**Task statement**
Return the listing below unchanged, minus its pictures.

**Given data**

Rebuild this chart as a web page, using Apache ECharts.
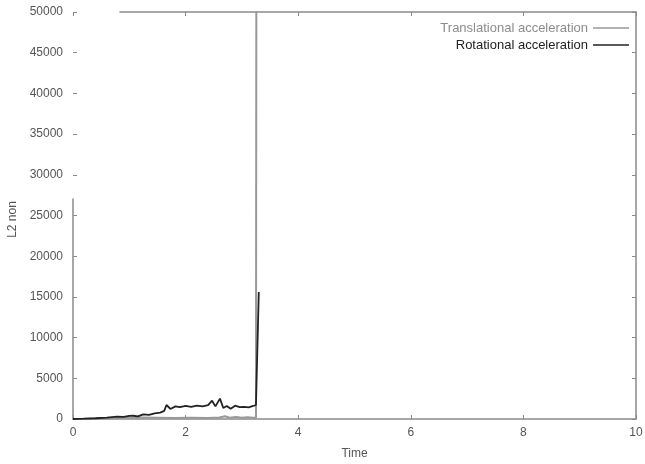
<!DOCTYPE html>
<html>
<head>
<meta charset="utf-8">
<script src="https://cdn.jsdelivr.net/npm/echarts@6/dist/echarts.min.js"></script>
<style>
  html, body { margin: 0; padding: 0; background: #fff; }
  #chart { width: 645px; height: 464px; }
</style>
</head>
<body>
<div id="chart"></div>
<script>
// Translational acceleration (L2 norm) over time
const transTime = [0, 0.3, 0.6, 0.9, 1.2, 1.5, 1.8, 2.1, 2.4, 2.6, 2.7, 2.78, 2.9, 3.0, 3.1, 3.2, 3.25, 3.26];
const transVal  = [0, 40, 80, 120, 180, 150, 120, 150, 130, 180, 330, 150, 260, 150, 200, 150, 150, 80000];

// Rotational acceleration (L2 norm) over time
const rotTime = [0, 0.2, 0.4, 0.6, 0.78, 0.9, 1.0, 1.07, 1.15, 1.25, 1.35, 1.45, 1.55, 1.62, 1.66, 1.73, 1.82, 1.9, 2.0, 2.1, 2.2, 2.3, 2.4, 2.47, 2.53, 2.61, 2.67, 2.73, 2.8, 2.88, 2.96, 3.04, 3.12, 3.2, 3.25, 3.26, 3.30];
const rotVal  = [0, 40, 90, 160, 280, 250, 380, 400, 330, 570, 500, 700, 780, 1000, 1720, 1230, 1550, 1450, 1600, 1500, 1650, 1550, 1700, 2250, 1550, 2500, 1350, 1600, 1250, 1640, 1450, 1500, 1440, 1600, 1720, 1700, 15600];

// Axis ranges and ticks
const xTicks = [0, 2, 4, 6, 8, 10];
const yTicks = [0, 5000, 10000, 15000, 20000, 25000, 30000, 35000, 40000, 45000, 50000];

const seriesNames = ['Translational acceleration', 'Rotational acceleration'];

const frameColor = '#8a8a8a';
const textColor = '#555';
const font = 'Liberation Sans, Arial, Helvetica, sans-serif';

const chart = echarts.init(document.getElementById('chart'));

const pairs = (xs, ys) => xs.map((x, i) => [x, ys[i]]);
const plain = v => String(v);

const gridBase = { containLabel: false, outerBoundsMode: 'none' };

chart.setOption({
  animation: false,
  backgroundColor: '#fff',
  textStyle: { fontFamily: font },
  grid: [
    Object.assign({ left: 73, right: 9, top: 12, bottom: 45 }, gridBase),   // main plot
    Object.assign({ left: 120, right: 9, top: 12, bottom: 45 }, gridBase),  // top border segment
    Object.assign({ left: 73, width: 10, top: 199, bottom: 45 }, gridBase)  // lower left border segment
  ],
  legend: {
    orient: 'vertical',
    right: 11,
    top: 16,
    align: 'right',
    icon: 'rect',
    itemWidth: 36,
    itemHeight: 1.5,
    itemGap: 3,
    textStyle: { fontSize: 13, fontFamily: font, lineHeight: 14 },
    data: [
      { name: seriesNames[0], textStyle: { color: '#8c8c8c' } },
      { name: seriesNames[1], textStyle: { color: '#222' } }
    ]
  },
  xAxis: [
    {
      gridIndex: 0, type: 'value', position: 'bottom',
      min: xTicks[0], max: xTicks[xTicks.length - 1], interval: 2,
      name: 'Time', nameLocation: 'middle', nameGap: 29,
      nameTextStyle: { color: textColor, fontSize: 12, fontFamily: font },
      axisLine: { show: true, onZero: false, lineStyle: { color: frameColor, width: 1.5 } },
      axisTick: { show: true, inside: true, length: 4, lineStyle: { color: frameColor } },
      axisLabel: { color: textColor, fontSize: 12, margin: 8, formatter: plain },
      splitLine: { show: false }
    },
    {
      gridIndex: 0, type: 'value', position: 'top',
      min: xTicks[0], max: xTicks[xTicks.length - 1], interval: 2,
      axisLine: { show: false, onZero: false },
      axisTick: { show: true, inside: true, length: 4, lineStyle: { color: frameColor } },
      axisLabel: { show: false },
      splitLine: { show: false }
    },
    {
      gridIndex: 1, type: 'value', position: 'top', min: 0, max: 1,
      axisLine: { show: true, onZero: false, lineStyle: { color: frameColor, width: 1.5 } },
      axisTick: { show: false }, axisLabel: { show: false }, splitLine: { show: false }
    },
    {
      gridIndex: 2, type: 'value', position: 'bottom', min: 0, max: 1, show: false
    }
  ],
  yAxis: [
    {
      gridIndex: 0, type: 'value', position: 'left',
      min: yTicks[0], max: yTicks[yTicks.length - 1], interval: 5000,
      name: 'L2 non', nameLocation: 'middle', nameGap: 52,
      nameTextStyle: { color: textColor, fontSize: 12, fontFamily: font, padding: [0, 0, 0, -8] },
      axisLine: { show: false, onZero: false },
      axisTick: { show: true, inside: true, length: 4, lineStyle: { color: frameColor } },
      axisLabel: { color: textColor, fontSize: 12, margin: 10, formatter: plain },
      splitLine: { show: false }
    },
    {
      gridIndex: 0, type: 'value', position: 'right',
      min: yTicks[0], max: yTicks[yTicks.length - 1], interval: 5000,
      axisLine: { show: true, onZero: false, lineStyle: { color: frameColor, width: 1.5 } },
      axisTick: { show: true, inside: true, length: 4, lineStyle: { color: frameColor } },
      axisLabel: { show: false },
      splitLine: { show: false }
    },
    {
      gridIndex: 1, type: 'value', min: 0, max: 1, show: false
    },
    {
      gridIndex: 2, type: 'value', position: 'left', min: 0, max: 1,
      axisLine: { show: true, onZero: false, lineStyle: { color: frameColor, width: 1.5 } },
      axisTick: { show: false }, axisLabel: { show: false }, splitLine: { show: false }
    }
  ],
  series: [
    {
      name: seriesNames[0], type: 'line', xAxisIndex: 0, yAxisIndex: 0,
      data: pairs(transTime, transVal),
      symbol: 'none', clip: true,
      lineStyle: { color: '#999', width: 2 },
      itemStyle: { color: '#999' }
    },
    {
      name: seriesNames[1], type: 'line', xAxisIndex: 0, yAxisIndex: 0,
      data: pairs(rotTime, rotVal),
      symbol: 'none', clip: true,
      lineStyle: { color: '#222', width: 1.8 },
      itemStyle: { color: '#222' }
    }
  ]
});
</script>
</body>
</html>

**Solution**
Rebuild this chart as a web page, using Apache ECharts.
<!DOCTYPE html>
<html>
<head>
<meta charset="utf-8">
<script src="https://cdn.jsdelivr.net/npm/echarts@6/dist/echarts.min.js"></script>
<style>
  html, body { margin: 0; padding: 0; background: #fff; }
  #chart { width: 645px; height: 464px; }
</style>
</head>
<body>
<div id="chart"></div>
<script>
// Translational acceleration (L2 norm) over time
const transTime = [0, 0.3, 0.6, 0.9, 1.2, 1.5, 1.8, 2.1, 2.4, 2.6, 2.7, 2.78, 2.9, 3.0, 3.1, 3.2, 3.25, 3.26];
const transVal  = [0, 40, 80, 120, 180, 150, 120, 150, 130, 180, 330, 150, 260, 150, 200, 150, 150, 80000];

// Rotational acceleration (L2 norm) over time
const rotTime = [0, 0.2, 0.4, 0.6, 0.78, 0.9, 1.0, 1.07, 1.15, 1.25, 1.35, 1.45, 1.55, 1.62, 1.66, 1.73, 1.82, 1.9, 2.0, 2.1, 2.2, 2.3, 2.4, 2.47, 2.53, 2.61, 2.67, 2.73, 2.8, 2.88, 2.96, 3.04, 3.12, 3.2, 3.25, 3.26, 3.30];
const rotVal  = [0, 40, 90, 160, 280, 250, 380, 400, 330, 570, 500, 700, 780, 1000, 1720, 1230, 1550, 1450, 1600, 1500, 1650, 1550, 1700, 2250, 1550, 2500, 1350, 1600, 1250, 1640, 1450, 1500, 1440, 1600, 1720, 1700, 15600];

// Axis ranges and ticks
const xTicks = [0, 2, 4, 6, 8, 10];
const yTicks = [0, 5000, 10000, 15000, 20000, 25000, 30000, 35000, 40000, 45000, 50000];

const seriesNames = ['Translational acceleration', 'Rotational acceleration'];

const frameColor = '#8a8a8a';
const textColor = '#555';
const font = 'Liberation Sans, Arial, Helvetica, sans-serif';

const chart = echarts.init(document.getElementById('chart'));

const pairs = (xs, ys) => xs.map((x, i) => [x, ys[i]]);
const plain = v => String(v);

const gridBase = { containLabel: false, outerBoundsMode: 'none' };

chart.setOption({
  animation: false,
  backgroundColor: '#fff',
  textStyle: { fontFamily: font },
  grid: [
    Object.assign({ left: 73, right: 9, top: 12, bottom: 45 }, gridBase),   // main plot
    Object.assign({ left: 120, right: 9, top: 12, bottom: 45 }, gridBase),  // top border segment
    Object.assign({ left: 73, width: 10, top: 199, bottom: 45 }, gridBase)  // lower left border segment
  ],
  legend: {
    orient: 'vertical',
    right: 11,
    top: 16,
    align: 'right',
    icon: 'rect',
    itemWidth: 36,
    itemHeight: 1.5,
    itemGap: 3,
    textStyle: { fontSize: 13, fontFamily: font, lineHeight: 14 },
    data: [
      { name: seriesNames[0], textStyle: { color: '#8c8c8c' } },
      { name: seriesNames[1], textStyle: { color: '#222' } }
    ]
  },
  xAxis: [
    {
      gridIndex: 0, type: 'value', position: 'bottom',
      min: xTicks[0], max: xTicks[xTicks.length - 1], interval: 2,
      name: 'Time', nameLocation: 'middle', nameGap: 29,
      nameTextStyle: { color: textColor, fontSize: 12, fontFamily: font },
      axisLine: { show: true, onZero: false, lineStyle: { color: frameColor, width: 1.5 } },
      axisTick: { show: true, inside: true, length: 4, lineStyle: { color: frameColor } },
      axisLabel: { color: textColor, fontSize: 12, margin: 8, formatter: plain },
      splitLine: { show: false }
    },
    {
      gridIndex: 0, type: 'value', position: 'top',
      min: xTicks[0], max: xTicks[xTicks.length - 1], interval: 2,
      axisLine: { show: false, onZero: false },
      axisTick: { show: true, inside: true, length: 4, lineStyle: { color: frameColor } },
      axisLabel: { show: false },
      splitLine: { show: false }
    },
    {
      gridIndex: 1, type: 'value', position: 'top', min: 0, max: 1,
      axisLine: { show: true, onZero: false, lineStyle: { color: frameColor, width: 1.5 } },
      axisTick: { show: false }, axisLabel: { show: false }, splitLine: { show: false }
    },
    {
      gridIndex: 2, type: 'value', position: 'bottom', min: 0, max: 1, show: false
    }
  ],
  yAxis: [
    {
      gridIndex: 0, type: 'value', position: 'left',
      min: yTicks[0], max: yTicks[yTicks.length - 1], interval: 5000,
      name: 'L2 non', nameLocation: 'middle', nameGap: 52,
      nameTextStyle: { color: textColor, fontSize: 12, fontFamily: font, padding: [0, 0, 0, -8] },
      axisLine: { show: false, onZero: false },
      axisTick: { show: true, inside: true, length: 4, lineStyle: { color: frameColor } },
      axisLabel: { color: textColor, fontSize: 12, margin: 10, formatter: plain },
      splitLine: { show: false }
    },
    {
      gridIndex: 0, type: 'value', position: 'right',
      min: yTicks[0], max: yTicks[yTicks.length - 1], interval: 5000,
      axisLine: { show: true, onZero: false, lineStyle: { color: frameColor, width: 1.5 } },
      axisTick: { show: true, inside: true, length: 4, lineStyle: { color: frameColor } },
      axisLabel: { show: false },
      splitLine: { show: false }
    },
    {
      gridIndex: 1, type: 'value', min: 0, max: 1, show: false
    },
    {
      gridIndex: 2, type: 'value', position: 'left', min: 0, max: 1,
      axisLine: { show: true, onZero: false, lineStyle: { color: frameColor, width: 1.5 } },
      axisTick: { show: false }, axisLabel: { show: false }, splitLine: { show: false }
    }
  ],
  series: [
    {
      name: seriesNames[0], type: 'line', xAxisIndex: 0, yAxisIndex: 0,
      data: pairs(transTime, transVal),
      symbol: 'none', clip: true,
      lineStyle: { color: '#999', width: 2 },
      itemStyle: { color: '#999' }
    },
    {
      name: seriesNames[1], type: 'line', xAxisIndex: 0, yAxisIndex: 0,
      data: pairs(rotTime, rotVal),
      symbol: 'none', clip: true,
      lineStyle: { color: '#222', width: 1.8 },
      itemStyle: { color: '#222' }
    }
  ]
});
</script>
</body>
</html>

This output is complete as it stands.